Before the blues, jazz, gospel and rock ’n’ roll, African Americans honed another uniquely American form of music — the spiritual. Created in the fields and slave shacks of the American South, these folksongs allowed slaves to communicate secretly with each other, giving them the power to console, heal and resist.
The new PBS documentary THE SPIRITUALS eloquently recounts the bitter history from which the art form arose, and follows the American Spiritual Ensemble and the group’s director Everett McCorvey as they attempt to preserve the vanishing folk songs of the slaves. The film takes viewers behind the scenes and on the road with the group as it enchants audiences during a tour of the Deep South. The program airs in Monday, July 16, at 3 a.m. on KUED-Channel 7.
“The spirituals come from deep inside. It’s moans, it’s groans, it’s feelings, it’s passion,” says Metropolitan Opera diva Angela Brown in the film. “I don’t think we’ll ever know where it came from, but we know it came out of pain.”
Dr. Uzee Brown, chairman of the Department of Music at Morehouse College, provides historical context in THE SPIRITUALS: “Quite often masters on plantations tolerated the music because it did have this calming and soothing and peaceful nature about it,” says Dr. Brown. “It was beautiful stuff. And it did not seem, at least on the surface, to be anything that was in any way dangerous.” Composer-arranger and conductor Dr. Roland Carter conducts a rousing rendition of “Lift Every Voice and Sing” in the film and exclaims, “The slaves were singing about freedom, but the singing in itself was a freedom.”
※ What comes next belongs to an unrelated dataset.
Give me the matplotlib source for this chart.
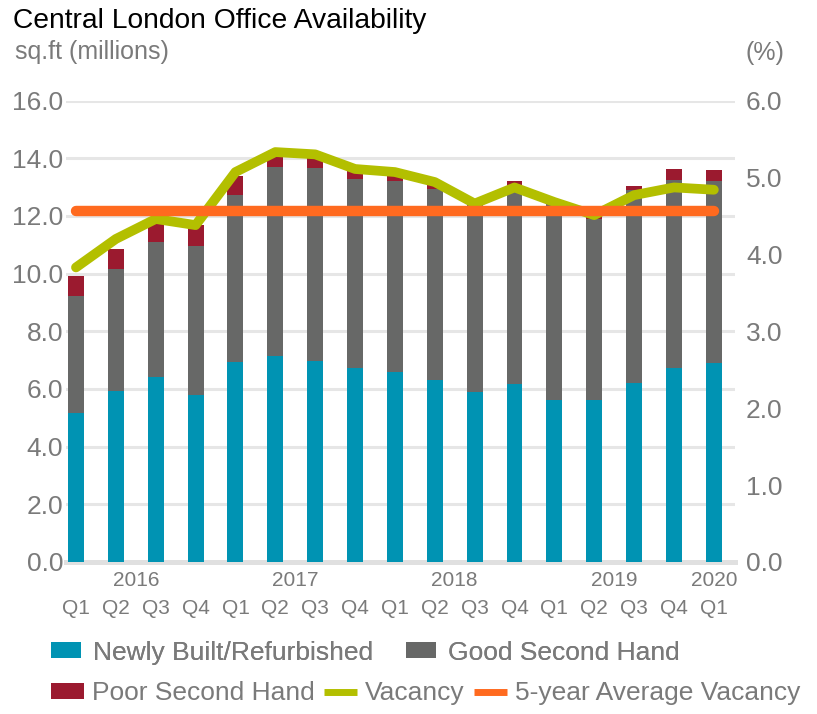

During the civil rights movement, spirituals were an important tool of resistance during marches and demonstrations. “The only way people could sustain themselves was through song,” recounts activist Ann Grundy. “As the civil rights movement kicked off, the spirituals were front and center, and absolutely perfect for the moment.” Spirituals continue to be an important tool for galvanizing protests and movements throughout the world. “Swing Low Sweet Chariot,” “Nobody Knows the Trouble I’ve Seen,” “Go Down Moses,” “We Shall Overcome” and “When the Saints Go Marching In” are just a few of the enduring spiritual melodies of the Deep South. On tour, the American Spiritual Ensemble illustrates the dedication to preserving the spiritual and keeping the music vibrant and alive through performance.
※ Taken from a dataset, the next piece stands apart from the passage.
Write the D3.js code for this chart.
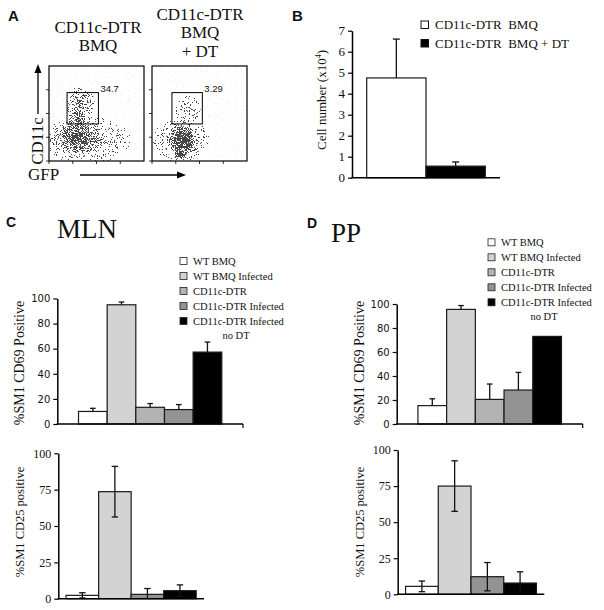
<!DOCTYPE html>
<html><head><meta charset="utf-8">
<script src="https://cdn.jsdelivr.net/npm/d3@7"></script>
<style>body{margin:0;background:#fff}svg{display:block}</style>
</head><body>
<svg id="fig" width="604" height="610"></svg>
<script>
// ---------------- DATA ----------------
// Panel A (flow plots, channel units 0-100 on each axis)
const flowTitles = [["CD11c-DTR", "BMQ"], ["CD11c-DTR", "BMQ", "+ DT"]];
const gatePercent = ["34.7", "3.29"];
const gateX0 = [19, 21], gateX1 = [52, 53], gateY0 = [39, 39], gateY1 = [72, 72];
const flowTicks = [0, 25, 50, 75];
// density clouds (centre x, centre y, radius x, radius y, peak density)
const cloudsBMQ = [
  {x: 40, y: 22, rx: 46, ry: 25, d: 0.38},
  {x: 29, y: 25, rx: 26, ry: 20, d: 0.68},
  {x: 33, y: 60, rx: 15, ry: 19, d: 0.6},
  {x: 30, y: 42, rx: 10, ry: 12, d: 0.45}
];
const cloudsBMQDT = [
  {x: 30, y: 22, rx: 30, ry: 24, d: 0.38},
  {x: 32, y: 22, rx: 17, ry: 18, d: 0.95},
  {x: 30, y: 8, rx: 9, ry: 9, d: 0.75},
  {x: 38, y: 52, rx: 14, ry: 17, d: 0.3}
];

// Panel B
const bCategories = ["CD11c-DTR  BMQ", "CD11c-DTR  BMQ + DT"];
const bValues = [4.75, 0.55];
const bErrors = [1.85, 0.2];
const bTicks = [0, 1, 2, 3, 4, 5, 6, 7];

// Panels C & D
const groups = ["WT BMQ", "WT BMQ Infected", "CD11c-DTR", "CD11c-DTR Infected", "CD11c-DTR Infected"];
const groupColors = ["#ffffff", "#d3d3d3", "#b3b3b3", "#939393", "#000000"];
const cd25Groups = [0, 1, 3, 4];
const cd69Ticks = [0, 20, 40, 60, 80, 100];
const cd25Ticks = [0, 25, 50, 75, 100];
const mlnCD69 = [10, 95, 13.3, 11.5, 57.3];
const mlnCD69Err = [2.5, 2.2, 3, 4, 8];
const mlnCD25 = [2.3, 73.6, 3, 5.5];
const mlnCD25Err = [1.8, 17.4, 4, 4];
const ppCD69 = [15.3, 95.5, 20.5, 28.3, 73];
const ppCD69Err = [5.7, 3.2, 12.8, 14.7, 0];
const ppCD25 = [5.5, 75, 12.2, 7.8];
const ppCD25Err = [3.7, 17.5, 9.8, 7.8];

// ---------------- DRAWING ----------------
const SERIF = "'Liberation Serif','Times New Roman',serif";
const SANS = "'Liberation Sans',Arial,sans-serif";
const VERD = "'DejaVu Sans',Verdana,sans-serif";
const INK = "#111";
const svg = d3.select("#fig");
const defs = svg.append("defs");

function panelLetter(t, x, y, size) {
  svg.append("text").attr("x", x).attr("y", y).text(t)
    .attr("font-family", SANS).attr("font-weight", "bold").attr("font-size", size).attr("fill", INK);
}

// ---- Panel A ----
panelLetter("A", 8, 21, 15);
const flowBoxes = [{x0: 49, clouds: cloudsBMQ}, {x0: 152, clouds: cloudsBMQDT}];
const flowSize = 95, flowTop = 66;
const titleCenters = [98, 200];
const titleBase = [[33, 51], [20, 38, 57]];

flowBoxes.forEach((fb, i) => {
  const f = defs.append("filter").attr("id", "speck" + i)
    .attr("filterUnits", "userSpaceOnUse")
    .attr("x", fb.x0).attr("y", flowTop).attr("width", flowSize).attr("height", flowSize)
    .attr("color-interpolation-filters", "sRGB");
  f.append("feTurbulence").attr("type", "fractalNoise").attr("baseFrequency", 1.15)
    .attr("numOctaves", 2).attr("seed", 5 + i).attr("result", "noise");
  f.append("feColorMatrix").attr("in", "noise").attr("type", "matrix")
    .attr("values", "0 0 0 0 0  0 0 0 0 0  0 0 0 0 0  2.6 0 0 0 -0.8").attr("result", "na");
  f.append("feComposite").attr("in", "SourceAlpha").attr("in2", "na").attr("operator", "arithmetic")
    .attr("k1", 0).attr("k2", 1).attr("k3", -1).attr("k4", 0.5).attr("result", "diff");
  f.append("feColorMatrix").attr("in", "diff").attr("type", "matrix")
    .attr("values", "0 0 0 0 0  0 0 0 0 0  0 0 0 0 0  0 0 0 40 -20");

  const xs = d3.scaleLinear().domain([0, 100]).range([fb.x0, fb.x0 + flowSize]);
  const ys = d3.scaleLinear().domain([0, 100]).range([flowTop + flowSize, flowTop]);
  const g = svg.append("g");

  const cg = g.append("g").attr("filter", `url(#speck${i})`).attr("opacity", 0.72);
  fb.clouds.forEach((c, k) => {
    const gid = `cg${i}_${k}`;
    const rg = defs.append("radialGradient").attr("id", gid);
    rg.append("stop").attr("offset", "0%").attr("stop-color", "#000").attr("stop-opacity", c.d);
    rg.append("stop").attr("offset", "100%").attr("stop-color", "#000").attr("stop-opacity", 0.04);
    cg.append("ellipse").attr("cx", xs(c.x)).attr("cy", ys(c.y))
      .attr("rx", xs(c.rx) - xs(0)).attr("ry", ys(0) - ys(c.ry))
      .attr("fill", `url(#${gid})`);
  });

  g.append("rect").attr("x", xs(0)).attr("y", ys(100)).attr("width", flowSize).attr("height", flowSize)
    .attr("fill", "none").attr("stroke", "#000").attr("stroke-width", 1.2);
  g.selectAll(".lt").data(flowTicks).join("line")
    .attr("x1", xs(0) - 3).attr("x2", xs(0)).attr("y1", d => ys(d)).attr("y2", d => ys(d))
    .attr("stroke", "#000").attr("stroke-width", 0.8);
  g.selectAll(".bt").data(flowTicks).join("line")
    .attr("y1", ys(0)).attr("y2", ys(0) + 3).attr("x1", d => xs(d)).attr("x2", d => xs(d))
    .attr("stroke", "#000").attr("stroke-width", 0.8);
  g.append("rect").attr("x", xs(gateX0[i])).attr("y", ys(gateY1[i]))
    .attr("width", xs(gateX1[i]) - xs(gateX0[i])).attr("height", ys(gateY0[i]) - ys(gateY1[i]))
    .attr("fill", "none").attr("stroke", "#000").attr("stroke-width", 1);
  g.append("text").attr("x", xs(gateX1[i]) + 2).attr("y", ys(gateY1[i]) - 1)
    .text(gatePercent[i]).attr("font-family", SANS).attr("font-size", 9.5).attr("fill", INK);
  flowTitles[i].forEach((t, j) => {
    svg.append("text").attr("x", titleCenters[i]).attr("y", titleBase[i][j]).attr("text-anchor", "middle")
      .text(t).attr("font-family", SERIF).attr("font-size", 17).attr("fill", INK);
  });
});
svg.append("line").attr("x1", 38).attr("x2", 38).attr("y1", 114).attr("y2", 71).attr("stroke", "#000").attr("stroke-width", 1.3);
svg.append("path").attr("d", "M38,64 L34.5,73 L41.5,73 Z").attr("fill", "#000");
svg.append("text").attr("transform", "translate(43,141) rotate(-90)").attr("text-anchor", "middle")
  .text("CD11c").attr("font-family", SERIF).attr("font-size", 17).attr("fill", INK);
svg.append("text").attr("x", 28).attr("y", 180).text("GFP")
  .attr("font-family", SERIF).attr("font-size", 17).attr("fill", INK);
svg.append("line").attr("x1", 80).attr("x2", 178).attr("y1", 175).attr("y2", 175).attr("stroke", "#000").attr("stroke-width", 1.3);
svg.append("path").attr("d", "M186,175 L177,171.5 L177,178.5 Z").attr("fill", "#000");

// ---- generic bar chart ----
function barChart(o) {
  const g = svg.append("g");
  const x = d3.scaleBand().domain(d3.range(o.values.length)).range([o.x0, o.x1])
    .paddingInner(0).paddingOuter(o.pad);
  const y = d3.scaleLinear().domain([0, o.ymax]).range([o.yb, o.yt]);
  g.selectAll(".bar").data(o.values).join("rect")
    .attr("x", (d, i) => x(i)).attr("y", d => y(d))
    .attr("width", x.bandwidth()).attr("height", d => y(0) - y(d))
    .attr("fill", (d, i) => o.colors[i]).attr("stroke", "#1a1a1a").attr("stroke-width", 1.2);
  const eg = g.append("g").attr("stroke", "#111").attr("stroke-width", 1.3);
  o.values.forEach((v, i) => {
    const e = o.errors[i];
    if (!e) return;
    const cx = x(i) + x.bandwidth() / 2;
    const hi = v + e, lo = o.both ? Math.max(0, v - e) : v;
    eg.append("line").attr("x1", cx).attr("x2", cx).attr("y1", y(lo)).attr("y2", y(hi));
    eg.append("line").attr("x1", cx - o.cap).attr("x2", cx + o.cap).attr("y1", y(hi)).attr("y2", y(hi));
    if (o.both && v - e > 0.3)
      eg.append("line").attr("x1", cx - o.cap).attr("x2", cx + o.cap).attr("y1", y(lo)).attr("y2", y(lo));
  });
  const ax = g.append("g").attr("transform", `translate(${o.x0},0)`)
    .call(d3.axisLeft(y).tickValues(o.ticks).tickFormat(d3.format("d")).tickSize(4).tickSizeOuter(0).tickPadding(3));
  ax.select(".domain").attr("stroke", "#000").attr("stroke-width", 1.5);
  ax.selectAll(".tick line").attr("stroke", "#000").attr("stroke-width", 1.2);
  ax.selectAll(".tick text").attr("font-family", o.tickFont).attr("font-size", o.tickSize).attr("fill", INK);
  g.append("line").attr("x1", o.x0 - 0.7).attr("x2", o.x1).attr("y1", y(0)).attr("y2", y(0))
    .attr("stroke", "#000").attr("stroke-width", 1.5);
  if (o.endTick)
    g.append("line").attr("x1", o.x1).attr("x2", o.x1).attr("y1", y(0)).attr("y2", y(0) + 4)
      .attr("stroke", "#000").attr("stroke-width", 1.2);
  if (o.label)
    g.append("text").attr("transform", `translate(${o.lx},${o.ly}) rotate(-90)`).attr("text-anchor", "middle")
      .attr("font-family", SERIF).attr("font-size", o.lsize).attr("fill", INK).text(o.label);
  return {x, y, g};
}

// ---- Panel B ----
panelLetter("B", 292, 21, 15);
barChart({
  values: bValues, errors: bErrors, colors: ["#ffffff", "#000000"],
  x0: 352, x1: 500, pad: 0.248, yb: 177.7, yt: 30.7, ymax: 7, ticks: bTicks,
  tickFont: SERIF, tickSize: 13, cap: 3.5, both: false, endTick: false, label: ""
});
const bl = svg.append("text").attr("transform", "translate(326,100) rotate(-90)").attr("text-anchor", "middle")
  .attr("font-family", SERIF).attr("font-size", 13).attr("fill", INK);
bl.append("tspan").text("Cell number (x10");
bl.append("tspan").text("4").attr("font-size", 8).attr("dy", -5);
bl.append("tspan").text(")").attr("dy", 5);
bCategories.forEach((c, i) => {
  const yy = 21 + i * 18.5;
  svg.append("rect").attr("x", 421).attr("y", yy).attr("width", 7.5).attr("height", 7.5)
    .attr("fill", i ? "#000" : "#fff").attr("stroke", "#111").attr("stroke-width", 1);
  svg.append("text").attr("x", 435).attr("y", yy + 8).text(c).style("white-space", "pre")
    .attr("font-family", SERIF).attr("font-size", 13).attr("fill", INK);
});

// ---- Panels C and D ----
function legend5(x, y0) {
  groups.forEach((gname, i) => {
    const yy = y0 + i * 15;
    svg.append("rect").attr("x", x).attr("y", yy - 3.5).attr("width", 7).attr("height", 7)
      .attr("fill", groupColors[i]).attr("stroke", "#222").attr("stroke-width", 0.8);
    svg.append("text").attr("x", x + 13).attr("y", yy + 3.5).text(gname)
      .attr("font-family", SERIF).attr("font-size", 10.5).attr("fill", INK);
  });
  svg.append("text").attr("x", x + 56).attr("y", y0 + 5 * 15 + 3).attr("text-anchor", "middle").text("no DT")
    .attr("font-family", SERIF).attr("font-size", 10.5).attr("fill", INK);
}

panelLetter("C", 6, 227, 14);
svg.append("text").attr("x", 57).attr("y", 238).text("MLN").attr("font-family", SERIF).attr("font-size", 27).attr("fill", INK);
legend5(180, 261);
barChart({
  values: mlnCD69, errors: mlnCD69Err, colors: groupColors,
  x0: 57.3, x1: 243, pad: 0.74, yb: 424, yt: 298.5, ymax: 100, ticks: cd69Ticks,
  tickFont: VERD, tickSize: 10, cap: 2.8, both: false, endTick: true,
  lx: 24, ly: 363, lsize: 14, label: "%SM1 CD69 Positive"
});
barChart({
  values: mlnCD25, errors: mlnCD25Err, colors: cd25Groups.map(i => groupColors[i]),
  x0: 58.3, x1: 204, pad: 0.24, yb: 598.7, yt: 453.3, ymax: 100, ticks: cd25Ticks,
  tickFont: SERIF, tickSize: 12, cap: 3.2, both: true, endTick: false,
  lx: 24, ly: 522, lsize: 12.5, label: "%SM1 CD25 positive"
});

panelLetter("D", 307, 228, 14);
svg.append("text").attr("x", 331).attr("y", 242).text("PP").attr("font-family", SERIF).attr("font-size", 27).attr("fill", INK);
legend5(488, 242.3);
barChart({
  values: ppCD69, errors: ppCD69Err, colors: groupColors,
  x0: 396.7, x1: 582.7, pad: 0.74, yb: 424, yt: 304, ymax: 100, ticks: cd69Ticks,
  tickFont: VERD, tickSize: 10, cap: 2.8, both: false, endTick: true,
  lx: 364, ly: 363, lsize: 14, label: "%SM1 CD69 Positive"
});
barChart({
  values: ppCD25, errors: ppCD25Err, colors: cd25Groups.map(i => groupColors[i]),
  x0: 397.7, x1: 544.3, pad: 0.24, yb: 594.3, yt: 450, ymax: 100, ticks: cd25Ticks,
  tickFont: SERIF, tickSize: 12, cap: 3.2, both: true, endTick: false,
  lx: 364, ly: 522, lsize: 12.5, label: "%SM1 CD25 positive"
});
</script>
</body></html>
Operatic training provides the ensemble with an extraordinary sound that differentiates them from other spiritual groups. Their performances create a wall of sound and power and bring joy and tears to their audiences. McCorvey founded the group in 1995. Many of its members have performed with organizations such as the Metropolitan Opera, New York City Opera, Houston Grand Opera, San Francisco Opera, Boston Opera and the Atlanta Civic Opera.
THE SPIRITUALS captures the ensemble’s messages of hope and forgiveness and offers a fresh approach to African-American history, while clearly reiterating the unmistakable contribution of African-born slaves and their descendants to American musical history.